On Nov 6, 2017 4:19 PM, "Chris Barker" <chris.barker@noaa.gov> wrote:
On Sat, Nov 4, 2017 at 6:47 AM, Marten van Kerkwijk <m.h.vankerkwijk@gmail.com> wrote:

You just summarized excellently why I'm on a quest to change `asarray`
to `asanyarray` within numpy

+1 -- we should all be using asanyarray() most of the time. 

The problem is that if you use 'asanyarray', then you're claiming that your code works correctly for:
- regular ndarrays
- np.matrix
- np.ma masked arrays
- and every third party subclass, regardless of their semantics, regardless of whether you've heard of them or not

If subclasses followed the Liskov substitution principle, and had different internal implementations but the same public ("duck") API, then this would be fine. But in practice, numpy limitations mean that ndarrays subclasses have to have the same internal implementation, so the only reason to make an ndarray subclass is if you want to make something with a different public API. Basically the whole system is designed for subclasses to be incompatible.
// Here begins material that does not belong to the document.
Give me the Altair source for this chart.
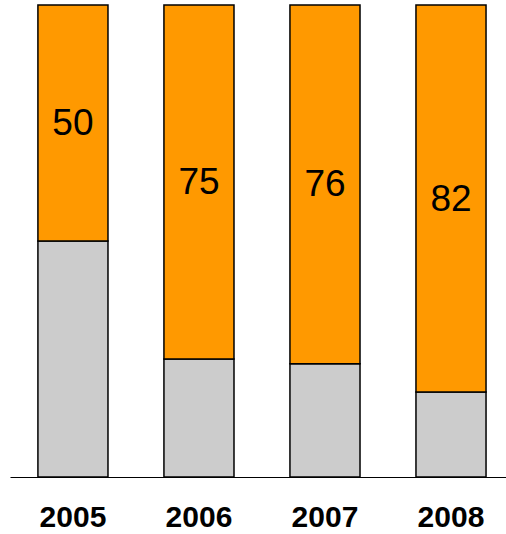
import altair as alt
import pandas as pd

years = ["2005", "2006", "2007", "2008"]
orange_vals = [50, 75, 76, 82]
gray_vals = [50, 25, 24, 18]

rows = []
for y, g, o in zip(years, gray_vals, orange_vals):
    rows.append({"year": y, "part": "gray", "order": 0, "value": g})
    rows.append({"year": y, "part": "orange", "order": 1, "value": o})
df = pd.DataFrame(rows)

lab = pd.DataFrame({"year": years, "orange": orange_vals, "gray": gray_vals})

xscale = alt.Scale(paddingInner=0.444, paddingOuter=0.19, align=0.583)
xaxis = alt.Axis(title=None, ticks=False, grid=False, domainColor="black", domainWidth=1.2,
                 labelAngle=0, labelFont="Liberation Sans", labelFontWeight="bold",
                 labelFontSize=30, labelColor="black", labelPadding=25)

bars = alt.Chart(df).mark_bar(stroke="black", strokeWidth=1.5).encode(
    x=alt.X("year:N", scale=xscale, sort=years, axis=xaxis),
    y=alt.Y("value:Q", stack="zero", scale=alt.Scale(domain=[0, 100], nice=False),
            axis=None),
    color=alt.Color("part:N", scale=alt.Scale(domain=["gray", "orange"],
                                               range=["#CCCCCC", "#FF9900"]), legend=None),
    order=alt.Order("order:Q"),
)

text = alt.Chart(lab).transform_calculate(
    mid="datum.gray + datum.orange / 2"
).mark_text(font="Liberation Sans", fontSize=37, color="black", baseline="middle", dy=1).encode(
    x=alt.X("year:N", scale=xscale, sort=years, axis=xaxis),
    y=alt.Y("mid:Q", scale=alt.Scale(domain=[0, 100], nice=False), axis=None),
    text=alt.Text("orange:Q"),
)

chart = (bars + text).properties(
    width=496, height=472,
    background="white",
    autosize=alt.AutoSizeParams(type="none"),
    padding={"left": 10, "top": 5, "right": 0, "bottom": 57},
).configure_view(stroke=None)

chart.save("out.html", embed_options={"renderer": "svg", "actions": False})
The end result is that if you use asanyarray, your code is definitely wrong, because there's no way you're actually doing the right thing for arbitrary ndarray subclasses. But if you don't use asanyarray, then yeah, that's also wrong, because it won't work on mostly-compatible subclasses like astropy's. Given this, different projects reasonably make different choices -- it's not just legacy code that uses asarray. In the long run we obviously need to come up with new options that don't have these tradeoffs (that's why we want to let units to to dtypes, implement methods like __array_ufunc__ to enable duck arrays, etc.) let's try to be sympathetic to other projects that are doing their best :-).